• **Task brief**
Please output every line of the material as it stands, without the pictures.

• **Supplied data**
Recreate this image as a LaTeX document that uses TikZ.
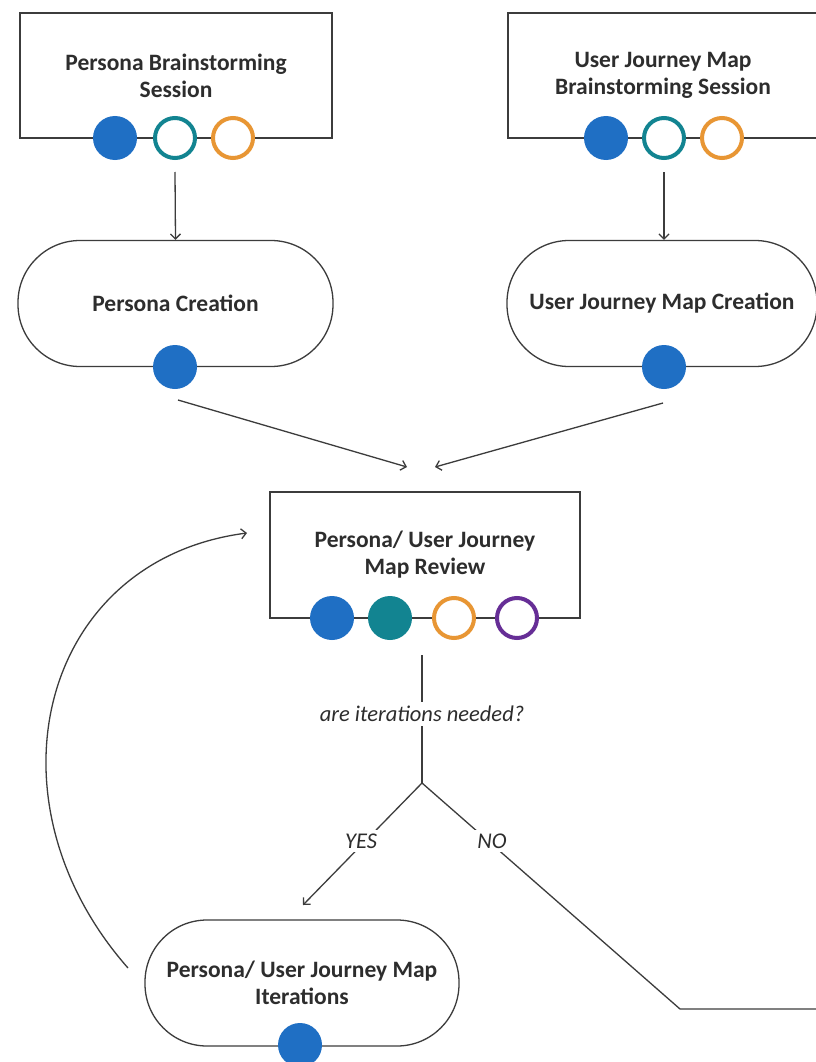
\documentclass[tikz,border=0pt]{standalone}
\usepackage{fontspec}
\setmainfont{Carlito}
\usetikzlibrary{arrows.meta}
\definecolor{lc}{RGB}{60,60,60}
\definecolor{tc}{RGB}{45,45,45}
\definecolor{cblue}{RGB}{31,111,196}
\definecolor{cteal}{RGB}{18,132,145}
\definecolor{corange}{RGB}{232,150,52}
\definecolor{cpurple}{RGB}{102,46,150}
\tikzset{
  box/.style={draw=lc, line width=1.3pt, fill=white, rectangle, minimum width=312pt, minimum height=125pt, align=center, text=tc, font=\fontsize{23.5}{27}\selectfont\bfseries},
  pill/.style={box, rounded corners=62pt, minimum height=126pt},
  dotfill/.style={circle, fill=#1, minimum size=44pt, inner sep=0pt},
  dotring/.style={circle, draw=#1, fill=white, line width=4pt, minimum size=40pt, inner sep=0pt},
  conn/.style={draw=lc, line width=1.3pt},
  arr/.style={conn, -{Straight Barb[length=5pt,width=10pt]}},
  lbl/.style={fill=white, text=tc, font=\fontsize{22.5}{26}\selectfont\itshape, inner sep=4pt}
}
\begin{document}
\begin{tikzpicture}[x=1pt, y=-1pt]
\useasboundingbox (0,0) rectangle (815,1062);
\fill[white] (0,0) rectangle (815,1062);

% top boxes
\node[box] (pbs) at (176,75.5) {Persona Brainstorming\\Session};
\node[box, minimum width=310pt] (ubs) at (663,75.5) {User Journey Map\\Brainstorming Session};
\node[dotfill=cblue] (pbs1) at (115,138) {};
\node[dotring=cteal] (pbs2) at (175,138) {};
\node[dotring=corange] (pbs3) at (233,138) {};
\node[dotfill=cblue] (ubs1) at (606,138) {};
\node[dotring=cteal] (ubs2) at (664,138) {};
\node[dotring=corange] (ubs3) at (722,138) {};

% creation pills
\node[pill, minimum width=315pt] (pc) at (175.5,303.5) {Persona Creation};
\node[pill, minimum width=310pt] (uc) at (662,303.5) {User Journey Map Creation};
\node[dotfill=cblue] (pc1) at (175,367) {};
\node[dotfill=cblue] (uc1) at (664,367) {};

% review box
\node[box, minimum width=310pt, minimum height=126pt] (rev) at (425,555) {Persona/ User Journey\\Map Review};
\node[dotfill=cblue] (rev1) at (332,618) {};
\node[dotfill=cteal] (rev2) at (390,618) {};
\node[dotring=corange] (rev3) at (454,618) {};
\node[dotring=cpurple] (rev4) at (517,618) {};

% iterations pill
\node[pill, minimum width=314pt] (it) at (302,983) {Persona/ User Journey Map\\Iterations};
\node[dotfill=cblue] (it1) at (300,1045) {};

% coordinates
\coordinate (pArrS) at (175,172);
\coordinate (uArrS) at (664,172);
\coordinate (pDiagS) at (178,400);
\coordinate (pDiagE) at (407,467);
\coordinate (uDiagS) at (663,403);
\coordinate (uDiagE) at (435,467);
\coordinate (qtop) at (422,655);
\coordinate (fork) at (422,783);
\coordinate (yesTip) at (303,905);
\coordinate (noBend) at (680,1009);
\coordinate (noEnd) at (830,1009);
\coordinate (loopS) at (128,968);
\coordinate (loopE) at (247,533);

% connectors
\draw[arr] (pArrS) -- (pc.north);
\draw[arr] (uArrS) -- (uc.north -| uArrS);
\draw[arr] (pDiagS) -- (pDiagE);
\draw[arr] (uDiagS) -- (uDiagE);
\draw[conn] (qtop) -- (fork);
\draw[arr] (fork) -- (yesTip);
\draw[conn] (fork) -- (noBend) -- (noEnd);
\draw[arr] (loopS) .. controls (-20,800) and (40,560) .. (loopE);

% labels
\node[lbl] (q) at (422,714) {are iterations needed?};
\node[lbl] (yes) at (361,841) {YES};
\node[lbl] (no) at (492,841) {NO};
\end{tikzpicture}
\end{document}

• **Response**
Recreate this image as a LaTeX document that uses TikZ.
\documentclass[tikz,border=0pt]{standalone}
\usepackage{fontspec}
\setmainfont{Carlito}
\usetikzlibrary{arrows.meta}
\definecolor{lc}{RGB}{60,60,60}
\definecolor{tc}{RGB}{45,45,45}
\definecolor{cblue}{RGB}{31,111,196}
\definecolor{cteal}{RGB}{18,132,145}
\definecolor{corange}{RGB}{232,150,52}
\definecolor{cpurple}{RGB}{102,46,150}
\tikzset{
  box/.style={draw=lc, line width=1.3pt, fill=white, rectangle, minimum width=312pt, minimum height=125pt, align=center, text=tc, font=\fontsize{23.5}{27}\selectfont\bfseries},
  pill/.style={box, rounded corners=62pt, minimum height=126pt},
  dotfill/.style={circle, fill=#1, minimum size=44pt, inner sep=0pt},
  dotring/.style={circle, draw=#1, fill=white, line width=4pt, minimum size=40pt, inner sep=0pt},
  conn/.style={draw=lc, line width=1.3pt},
  arr/.style={conn, -{Straight Barb[length=5pt,width=10pt]}},
  lbl/.style={fill=white, text=tc, font=\fontsize{22.5}{26}\selectfont\itshape, inner sep=4pt}
}
\begin{document}
\begin{tikzpicture}[x=1pt, y=-1pt]
\useasboundingbox (0,0) rectangle (815,1062);
\fill[white] (0,0) rectangle (815,1062);

% top boxes
\node[box] (pbs) at (176,75.5) {Persona Brainstorming\\Session};
\node[box, minimum width=310pt] (ubs) at (663,75.5) {User Journey Map\\Brainstorming Session};
\node[dotfill=cblue] (pbs1) at (115,138) {};
\node[dotring=cteal] (pbs2) at (175,138) {};
\node[dotring=corange] (pbs3) at (233,138) {};
\node[dotfill=cblue] (ubs1) at (606,138) {};
\node[dotring=cteal] (ubs2) at (664,138) {};
\node[dotring=corange] (ubs3) at (722,138) {};

% creation pills
\node[pill, minimum width=315pt] (pc) at (175.5,303.5) {Persona Creation};
\node[pill, minimum width=310pt] (uc) at (662,303.5) {User Journey Map Creation};
\node[dotfill=cblue] (pc1) at (175,367) {};
\node[dotfill=cblue] (uc1) at (664,367) {};

% review box
\node[box, minimum width=310pt, minimum height=126pt] (rev) at (425,555) {Persona/ User Journey\\Map Review};
\node[dotfill=cblue] (rev1) at (332,618) {};
\node[dotfill=cteal] (rev2) at (390,618) {};
\node[dotring=corange] (rev3) at (454,618) {};
\node[dotring=cpurple] (rev4) at (517,618) {};

% iterations pill
\node[pill, minimum width=314pt] (it) at (302,983) {Persona/ User Journey Map\\Iterations};
\node[dotfill=cblue] (it1) at (300,1045) {};

% coordinates
\coordinate (pArrS) at (175,172);
\coordinate (uArrS) at (664,172);
\coordinate (pDiagS) at (178,400);
\coordinate (pDiagE) at (407,467);
\coordinate (uDiagS) at (663,403);
\coordinate (uDiagE) at (435,467);
\coordinate (qtop) at (422,655);
\coordinate (fork) at (422,783);
\coordinate (yesTip) at (303,905);
\coordinate (noBend) at (680,1009);
\coordinate (noEnd) at (830,1009);
\coordinate (loopS) at (128,968);
\coordinate (loopE) at (247,533);

% connectors
\draw[arr] (pArrS) -- (pc.north);
\draw[arr] (uArrS) -- (uc.north -| uArrS);
\draw[arr] (pDiagS) -- (pDiagE);
\draw[arr] (uDiagS) -- (uDiagE);
\draw[conn] (qtop) -- (fork);
\draw[arr] (fork) -- (yesTip);
\draw[conn] (fork) -- (noBend) -- (noEnd);
\draw[arr] (loopS) .. controls (-20,800) and (40,560) .. (loopE);

% labels
\node[lbl] (q) at (422,714) {are iterations needed?};
\node[lbl] (yes) at (361,841) {YES};
\node[lbl] (no) at (492,841) {NO};
\end{tikzpicture}
\end{document}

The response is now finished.